▶ [GOAL]:
Pictures stay out. Extract the lines below from the first one through the line with "const totalMax = [28.1, 39.6, 28.1, 5.7, 22.8];", both included.

▶ [DATA PROVIDED]:
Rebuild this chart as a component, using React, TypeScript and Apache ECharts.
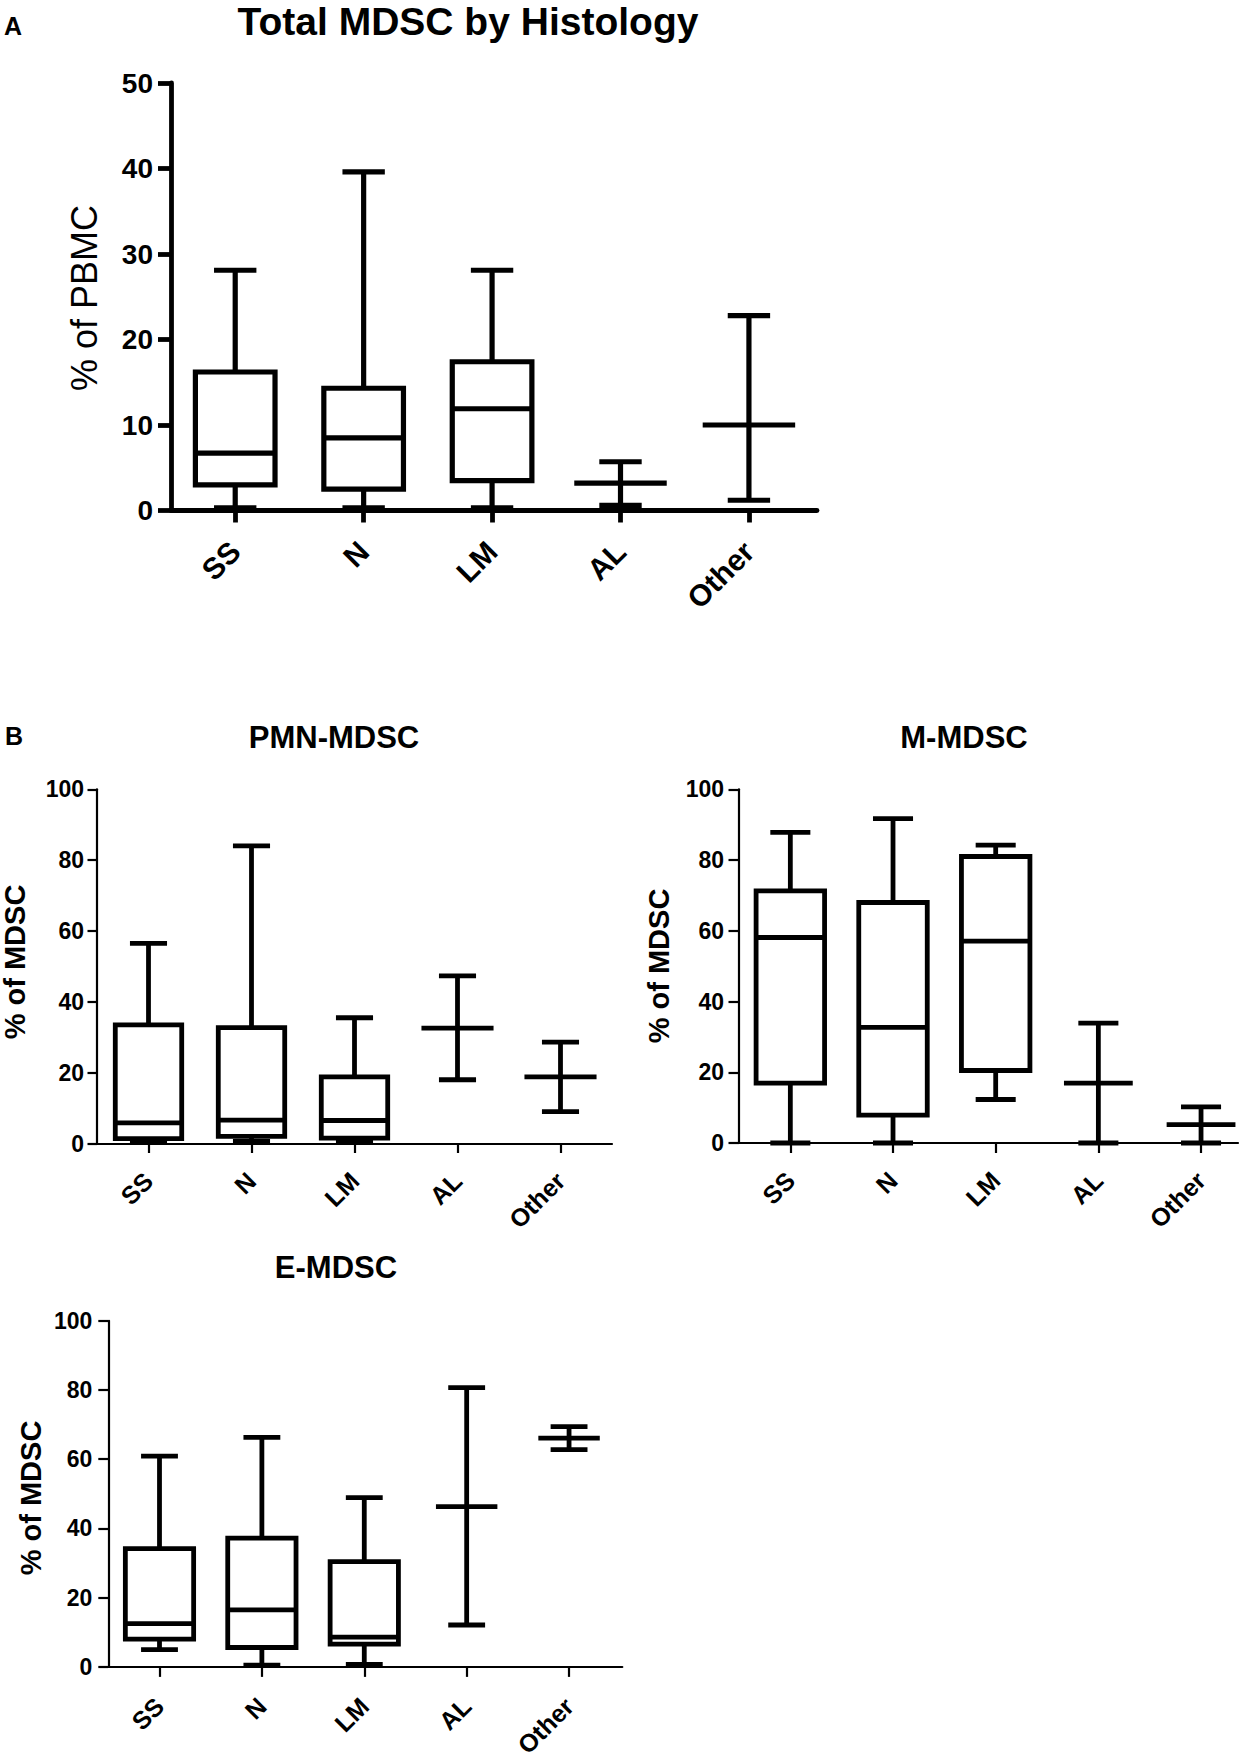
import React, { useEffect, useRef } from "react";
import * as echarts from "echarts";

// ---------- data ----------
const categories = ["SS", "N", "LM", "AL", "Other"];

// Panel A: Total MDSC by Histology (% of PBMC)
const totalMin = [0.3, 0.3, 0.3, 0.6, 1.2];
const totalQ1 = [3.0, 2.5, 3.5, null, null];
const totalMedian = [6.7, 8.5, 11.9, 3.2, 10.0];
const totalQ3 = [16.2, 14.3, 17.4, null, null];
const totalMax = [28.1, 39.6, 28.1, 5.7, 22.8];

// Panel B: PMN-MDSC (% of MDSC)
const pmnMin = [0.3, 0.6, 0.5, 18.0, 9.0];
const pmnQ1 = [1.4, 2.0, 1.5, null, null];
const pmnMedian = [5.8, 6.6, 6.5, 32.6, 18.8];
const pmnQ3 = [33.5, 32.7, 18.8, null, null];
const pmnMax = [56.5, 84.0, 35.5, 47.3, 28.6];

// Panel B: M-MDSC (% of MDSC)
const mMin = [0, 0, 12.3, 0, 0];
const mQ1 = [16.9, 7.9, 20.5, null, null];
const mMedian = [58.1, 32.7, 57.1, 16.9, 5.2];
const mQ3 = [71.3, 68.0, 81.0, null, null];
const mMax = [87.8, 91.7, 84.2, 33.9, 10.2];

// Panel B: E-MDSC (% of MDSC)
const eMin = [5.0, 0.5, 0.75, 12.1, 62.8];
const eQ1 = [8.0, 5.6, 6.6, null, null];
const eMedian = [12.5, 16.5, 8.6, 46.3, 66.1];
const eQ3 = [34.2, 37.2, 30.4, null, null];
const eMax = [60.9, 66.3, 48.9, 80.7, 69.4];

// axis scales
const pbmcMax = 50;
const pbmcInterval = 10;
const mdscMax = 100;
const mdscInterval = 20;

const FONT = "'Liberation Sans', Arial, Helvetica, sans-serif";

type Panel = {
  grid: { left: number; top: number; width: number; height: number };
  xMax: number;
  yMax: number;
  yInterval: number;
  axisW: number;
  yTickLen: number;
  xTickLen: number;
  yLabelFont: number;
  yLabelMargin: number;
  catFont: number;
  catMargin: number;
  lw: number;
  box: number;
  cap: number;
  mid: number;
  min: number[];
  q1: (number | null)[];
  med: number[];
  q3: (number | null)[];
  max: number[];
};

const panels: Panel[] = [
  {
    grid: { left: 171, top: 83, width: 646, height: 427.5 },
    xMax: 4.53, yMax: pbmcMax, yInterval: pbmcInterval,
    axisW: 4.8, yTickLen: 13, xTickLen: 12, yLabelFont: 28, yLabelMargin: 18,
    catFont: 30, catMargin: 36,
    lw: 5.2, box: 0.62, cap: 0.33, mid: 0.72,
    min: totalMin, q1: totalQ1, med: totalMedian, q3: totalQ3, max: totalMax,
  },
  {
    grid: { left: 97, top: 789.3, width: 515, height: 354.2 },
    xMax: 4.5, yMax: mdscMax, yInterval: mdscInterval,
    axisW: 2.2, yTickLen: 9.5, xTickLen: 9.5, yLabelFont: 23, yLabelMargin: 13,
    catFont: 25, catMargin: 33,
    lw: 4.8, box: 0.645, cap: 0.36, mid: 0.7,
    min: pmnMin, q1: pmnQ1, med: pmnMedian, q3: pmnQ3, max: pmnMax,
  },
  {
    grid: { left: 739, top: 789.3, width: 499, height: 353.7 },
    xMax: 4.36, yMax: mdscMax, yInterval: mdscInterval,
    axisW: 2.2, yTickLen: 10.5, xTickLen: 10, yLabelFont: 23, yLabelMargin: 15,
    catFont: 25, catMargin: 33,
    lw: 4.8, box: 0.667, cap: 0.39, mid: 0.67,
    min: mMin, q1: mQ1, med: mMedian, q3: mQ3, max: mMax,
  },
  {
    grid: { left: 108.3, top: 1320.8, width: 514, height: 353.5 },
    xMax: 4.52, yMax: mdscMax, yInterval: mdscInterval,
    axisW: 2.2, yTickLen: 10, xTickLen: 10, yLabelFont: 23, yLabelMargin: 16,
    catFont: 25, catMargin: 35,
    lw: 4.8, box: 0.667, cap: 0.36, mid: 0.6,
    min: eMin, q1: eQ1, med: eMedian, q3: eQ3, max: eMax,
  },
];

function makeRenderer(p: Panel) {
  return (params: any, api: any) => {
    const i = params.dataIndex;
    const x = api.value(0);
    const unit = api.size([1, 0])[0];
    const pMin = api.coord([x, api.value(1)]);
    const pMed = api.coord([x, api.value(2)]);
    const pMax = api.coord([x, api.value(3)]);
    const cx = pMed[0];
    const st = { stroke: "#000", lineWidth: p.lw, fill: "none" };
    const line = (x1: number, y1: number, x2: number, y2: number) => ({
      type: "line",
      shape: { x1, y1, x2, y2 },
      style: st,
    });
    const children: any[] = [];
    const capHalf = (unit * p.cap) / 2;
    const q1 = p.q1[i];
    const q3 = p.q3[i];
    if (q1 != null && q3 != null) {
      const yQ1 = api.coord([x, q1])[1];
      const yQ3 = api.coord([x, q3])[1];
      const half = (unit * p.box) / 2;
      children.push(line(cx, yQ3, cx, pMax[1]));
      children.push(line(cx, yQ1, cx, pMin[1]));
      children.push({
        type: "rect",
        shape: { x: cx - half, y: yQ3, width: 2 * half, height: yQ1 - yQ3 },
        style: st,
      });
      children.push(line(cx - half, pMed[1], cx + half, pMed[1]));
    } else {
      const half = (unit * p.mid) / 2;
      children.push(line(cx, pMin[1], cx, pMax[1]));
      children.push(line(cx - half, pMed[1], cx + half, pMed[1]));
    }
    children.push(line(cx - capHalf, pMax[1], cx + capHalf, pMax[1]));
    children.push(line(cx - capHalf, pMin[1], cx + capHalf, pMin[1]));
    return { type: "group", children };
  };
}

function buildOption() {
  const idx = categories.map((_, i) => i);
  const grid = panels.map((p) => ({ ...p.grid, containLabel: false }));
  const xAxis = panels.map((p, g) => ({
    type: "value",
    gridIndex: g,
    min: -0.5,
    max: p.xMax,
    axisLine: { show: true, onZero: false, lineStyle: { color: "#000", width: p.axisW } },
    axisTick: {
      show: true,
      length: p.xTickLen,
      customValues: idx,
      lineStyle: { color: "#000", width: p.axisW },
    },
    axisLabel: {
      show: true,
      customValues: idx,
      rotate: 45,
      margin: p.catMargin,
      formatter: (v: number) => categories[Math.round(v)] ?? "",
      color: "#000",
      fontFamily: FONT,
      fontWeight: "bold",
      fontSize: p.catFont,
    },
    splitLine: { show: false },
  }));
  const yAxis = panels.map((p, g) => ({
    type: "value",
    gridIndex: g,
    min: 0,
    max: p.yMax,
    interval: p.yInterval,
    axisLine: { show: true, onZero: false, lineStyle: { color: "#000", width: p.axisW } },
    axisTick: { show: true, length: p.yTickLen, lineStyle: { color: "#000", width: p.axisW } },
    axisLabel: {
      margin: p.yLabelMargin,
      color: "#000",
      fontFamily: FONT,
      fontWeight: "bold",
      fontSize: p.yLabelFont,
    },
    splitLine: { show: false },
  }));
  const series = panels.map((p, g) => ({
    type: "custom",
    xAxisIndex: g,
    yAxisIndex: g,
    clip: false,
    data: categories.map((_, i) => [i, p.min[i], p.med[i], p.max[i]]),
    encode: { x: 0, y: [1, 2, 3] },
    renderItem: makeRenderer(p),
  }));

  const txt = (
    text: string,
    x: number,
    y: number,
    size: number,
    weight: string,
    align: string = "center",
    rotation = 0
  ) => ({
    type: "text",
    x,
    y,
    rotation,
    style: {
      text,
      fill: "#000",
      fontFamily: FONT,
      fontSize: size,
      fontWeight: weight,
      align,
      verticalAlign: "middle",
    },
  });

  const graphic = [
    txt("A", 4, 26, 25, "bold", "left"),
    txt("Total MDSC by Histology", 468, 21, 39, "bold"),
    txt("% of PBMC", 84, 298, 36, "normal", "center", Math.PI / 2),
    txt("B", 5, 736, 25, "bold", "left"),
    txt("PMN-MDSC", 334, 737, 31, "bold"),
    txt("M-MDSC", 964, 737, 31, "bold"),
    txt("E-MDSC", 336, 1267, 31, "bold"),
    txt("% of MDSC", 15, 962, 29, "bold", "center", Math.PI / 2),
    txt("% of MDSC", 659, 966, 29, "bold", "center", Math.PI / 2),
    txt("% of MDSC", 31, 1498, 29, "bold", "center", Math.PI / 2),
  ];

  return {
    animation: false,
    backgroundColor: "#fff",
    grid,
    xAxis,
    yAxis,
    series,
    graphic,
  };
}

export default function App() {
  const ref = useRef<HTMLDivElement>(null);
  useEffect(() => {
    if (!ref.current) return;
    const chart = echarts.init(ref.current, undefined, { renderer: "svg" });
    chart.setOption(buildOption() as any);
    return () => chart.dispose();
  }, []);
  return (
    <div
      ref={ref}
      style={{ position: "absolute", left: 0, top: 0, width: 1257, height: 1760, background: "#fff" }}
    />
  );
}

▶ [OUTPUT FOR THIS EXERCISE]:
Rebuild this chart as a component, using React, TypeScript and Apache ECharts.
import React, { useEffect, useRef } from "react";
import * as echarts from "echarts";

// ---------- data ----------
const categories = ["SS", "N", "LM", "AL", "Other"];

// Panel A: Total MDSC by Histology (% of PBMC)
const totalMin = [0.3, 0.3, 0.3, 0.6, 1.2];
const totalQ1 = [3.0, 2.5, 3.5, null, null];
const totalMedian = [6.7, 8.5, 11.9, 3.2, 10.0];
const totalQ3 = [16.2, 14.3, 17.4, null, null];
const totalMax = [28.1, 39.6, 28.1, 5.7, 22.8];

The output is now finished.